* BEGIN *

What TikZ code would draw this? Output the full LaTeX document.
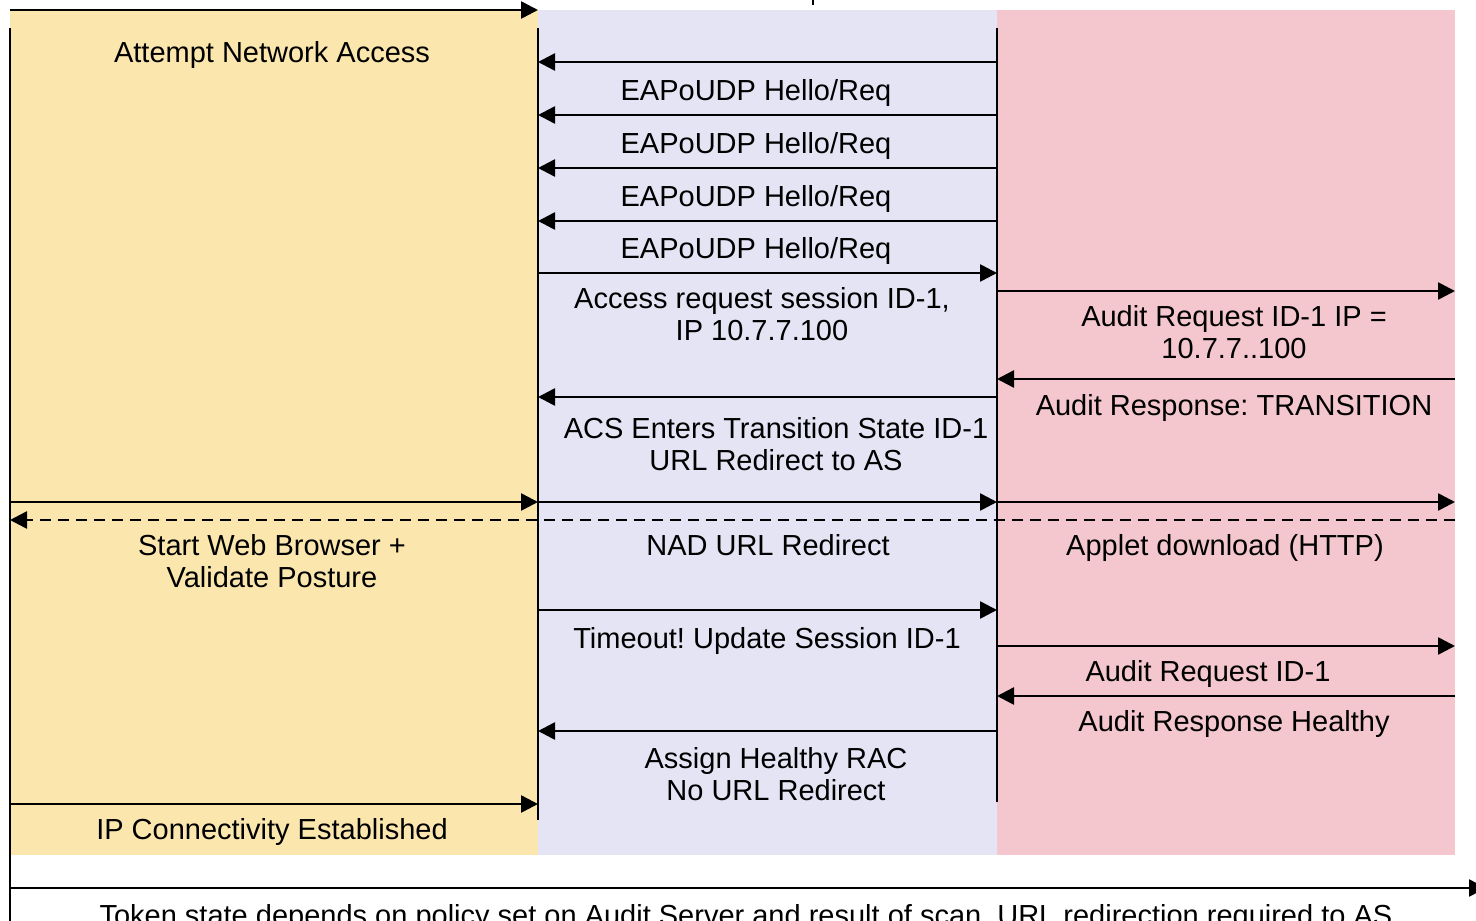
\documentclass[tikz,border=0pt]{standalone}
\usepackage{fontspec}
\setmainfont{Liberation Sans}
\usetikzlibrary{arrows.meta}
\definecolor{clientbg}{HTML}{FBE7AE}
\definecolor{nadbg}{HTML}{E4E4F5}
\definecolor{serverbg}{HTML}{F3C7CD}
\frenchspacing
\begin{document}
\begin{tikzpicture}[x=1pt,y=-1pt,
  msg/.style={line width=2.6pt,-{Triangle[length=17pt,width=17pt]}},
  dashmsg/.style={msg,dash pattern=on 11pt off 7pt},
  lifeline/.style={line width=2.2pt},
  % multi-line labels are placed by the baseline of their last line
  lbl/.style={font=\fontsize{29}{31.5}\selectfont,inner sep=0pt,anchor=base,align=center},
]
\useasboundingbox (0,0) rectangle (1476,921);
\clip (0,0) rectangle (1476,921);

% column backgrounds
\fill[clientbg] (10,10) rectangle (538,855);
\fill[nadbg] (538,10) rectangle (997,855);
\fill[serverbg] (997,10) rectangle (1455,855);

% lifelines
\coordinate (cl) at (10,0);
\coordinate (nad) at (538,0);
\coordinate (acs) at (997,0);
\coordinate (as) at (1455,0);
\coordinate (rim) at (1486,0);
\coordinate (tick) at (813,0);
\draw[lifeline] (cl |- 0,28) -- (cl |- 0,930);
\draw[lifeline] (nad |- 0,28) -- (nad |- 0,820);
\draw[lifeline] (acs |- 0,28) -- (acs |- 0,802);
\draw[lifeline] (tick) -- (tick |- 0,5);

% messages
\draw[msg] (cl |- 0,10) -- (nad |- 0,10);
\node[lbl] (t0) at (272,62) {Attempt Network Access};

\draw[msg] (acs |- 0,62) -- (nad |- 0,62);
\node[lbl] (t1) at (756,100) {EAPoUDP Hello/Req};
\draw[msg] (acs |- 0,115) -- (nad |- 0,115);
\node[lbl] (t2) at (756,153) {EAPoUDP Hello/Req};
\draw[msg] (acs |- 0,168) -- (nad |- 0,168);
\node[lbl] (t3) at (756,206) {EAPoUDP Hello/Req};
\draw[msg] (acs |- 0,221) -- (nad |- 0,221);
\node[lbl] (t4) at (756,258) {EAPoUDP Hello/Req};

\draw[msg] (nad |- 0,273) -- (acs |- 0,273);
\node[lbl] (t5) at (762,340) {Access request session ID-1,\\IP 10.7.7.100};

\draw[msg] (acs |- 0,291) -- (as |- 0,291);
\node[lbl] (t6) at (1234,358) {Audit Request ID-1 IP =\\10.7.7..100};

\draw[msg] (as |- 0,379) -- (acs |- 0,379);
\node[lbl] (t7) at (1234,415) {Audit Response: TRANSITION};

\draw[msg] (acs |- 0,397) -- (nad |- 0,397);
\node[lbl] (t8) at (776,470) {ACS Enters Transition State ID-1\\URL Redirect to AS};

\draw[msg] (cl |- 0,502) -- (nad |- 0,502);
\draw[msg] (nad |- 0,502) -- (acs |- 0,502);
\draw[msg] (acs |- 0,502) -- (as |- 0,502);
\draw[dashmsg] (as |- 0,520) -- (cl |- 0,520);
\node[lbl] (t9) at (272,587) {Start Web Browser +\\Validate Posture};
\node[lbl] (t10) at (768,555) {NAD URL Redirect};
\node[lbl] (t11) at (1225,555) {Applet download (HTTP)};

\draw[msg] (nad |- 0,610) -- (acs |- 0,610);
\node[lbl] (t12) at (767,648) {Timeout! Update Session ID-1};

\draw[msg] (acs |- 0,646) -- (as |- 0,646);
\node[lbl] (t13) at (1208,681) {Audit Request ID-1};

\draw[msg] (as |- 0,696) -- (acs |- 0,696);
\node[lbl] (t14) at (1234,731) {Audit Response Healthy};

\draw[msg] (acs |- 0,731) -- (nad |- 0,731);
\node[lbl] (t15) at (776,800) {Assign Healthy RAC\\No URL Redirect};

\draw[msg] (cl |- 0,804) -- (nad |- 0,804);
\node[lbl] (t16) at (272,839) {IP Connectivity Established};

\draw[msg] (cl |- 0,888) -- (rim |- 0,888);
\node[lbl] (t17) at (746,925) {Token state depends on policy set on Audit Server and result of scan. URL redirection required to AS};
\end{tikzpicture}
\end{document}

* END *

• [THE EXERCISE] Write out the listing above exactly as it stands, pictures excluded.

• [ANSWER TO THE EXERCISE]
What TikZ code would draw this? Output the full LaTeX document.
\documentclass[tikz,border=0pt]{standalone}
\usepackage{fontspec}
\setmainfont{Liberation Sans}
\usetikzlibrary{arrows.meta}
\definecolor{clientbg}{HTML}{FBE7AE}
\definecolor{nadbg}{HTML}{E4E4F5}
\definecolor{serverbg}{HTML}{F3C7CD}
\frenchspacing
\begin{document}
\begin{tikzpicture}[x=1pt,y=-1pt,
  msg/.style={line width=2.6pt,-{Triangle[length=17pt,width=17pt]}},
  dashmsg/.style={msg,dash pattern=on 11pt off 7pt},
  lifeline/.style={line width=2.2pt},
  % multi-line labels are placed by the baseline of their last line
  lbl/.style={font=\fontsize{29}{31.5}\selectfont,inner sep=0pt,anchor=base,align=center},
]
\useasboundingbox (0,0) rectangle (1476,921);
\clip (0,0) rectangle (1476,921);

% column backgrounds
\fill[clientbg] (10,10) rectangle (538,855);
\fill[nadbg] (538,10) rectangle (997,855);
\fill[serverbg] (997,10) rectangle (1455,855);

% lifelines
\coordinate (cl) at (10,0);
\coordinate (nad) at (538,0);
\coordinate (acs) at (997,0);
\coordinate (as) at (1455,0);
\coordinate (rim) at (1486,0);
\coordinate (tick) at (813,0);
\draw[lifeline] (cl |- 0,28) -- (cl |- 0,930);
\draw[lifeline] (nad |- 0,28) -- (nad |- 0,820);
\draw[lifeline] (acs |- 0,28) -- (acs |- 0,802);
\draw[lifeline] (tick) -- (tick |- 0,5);

% messages
\draw[msg] (cl |- 0,10) -- (nad |- 0,10);
\node[lbl] (t0) at (272,62) {Attempt Network Access};

\draw[msg] (acs |- 0,62) -- (nad |- 0,62);
\node[lbl] (t1) at (756,100) {EAPoUDP Hello/Req};
\draw[msg] (acs |- 0,115) -- (nad |- 0,115);
\node[lbl] (t2) at (756,153) {EAPoUDP Hello/Req};
\draw[msg] (acs |- 0,168) -- (nad |- 0,168);
\node[lbl] (t3) at (756,206) {EAPoUDP Hello/Req};
\draw[msg] (acs |- 0,221) -- (nad |- 0,221);
\node[lbl] (t4) at (756,258) {EAPoUDP Hello/Req};

\draw[msg] (nad |- 0,273) -- (acs |- 0,273);
\node[lbl] (t5) at (762,340) {Access request session ID-1,\\IP 10.7.7.100};

\draw[msg] (acs |- 0,291) -- (as |- 0,291);
\node[lbl] (t6) at (1234,358) {Audit Request ID-1 IP =\\10.7.7..100};

\draw[msg] (as |- 0,379) -- (acs |- 0,379);
\node[lbl] (t7) at (1234,415) {Audit Response: TRANSITION};

\draw[msg] (acs |- 0,397) -- (nad |- 0,397);
\node[lbl] (t8) at (776,470) {ACS Enters Transition State ID-1\\URL Redirect to AS};

\draw[msg] (cl |- 0,502) -- (nad |- 0,502);
\draw[msg] (nad |- 0,502) -- (acs |- 0,502);
\draw[msg] (acs |- 0,502) -- (as |- 0,502);
\draw[dashmsg] (as |- 0,520) -- (cl |- 0,520);
\node[lbl] (t9) at (272,587) {Start Web Browser +\\Validate Posture};
\node[lbl] (t10) at (768,555) {NAD URL Redirect};
\node[lbl] (t11) at (1225,555) {Applet download (HTTP)};

\draw[msg] (nad |- 0,610) -- (acs |- 0,610);
\node[lbl] (t12) at (767,648) {Timeout! Update Session ID-1};

\draw[msg] (acs |- 0,646) -- (as |- 0,646);
\node[lbl] (t13) at (1208,681) {Audit Request ID-1};

\draw[msg] (as |- 0,696) -- (acs |- 0,696);
\node[lbl] (t14) at (1234,731) {Audit Response Healthy};

\draw[msg] (acs |- 0,731) -- (nad |- 0,731);
\node[lbl] (t15) at (776,800) {Assign Healthy RAC\\No URL Redirect};

\draw[msg] (cl |- 0,804) -- (nad |- 0,804);
\node[lbl] (t16) at (272,839) {IP Connectivity Established};

\draw[msg] (cl |- 0,888) -- (rim |- 0,888);
\node[lbl] (t17) at (746,925) {Token state depends on policy set on Audit Server and result of scan. URL redirection required to AS};
\end{tikzpicture}
\end{document}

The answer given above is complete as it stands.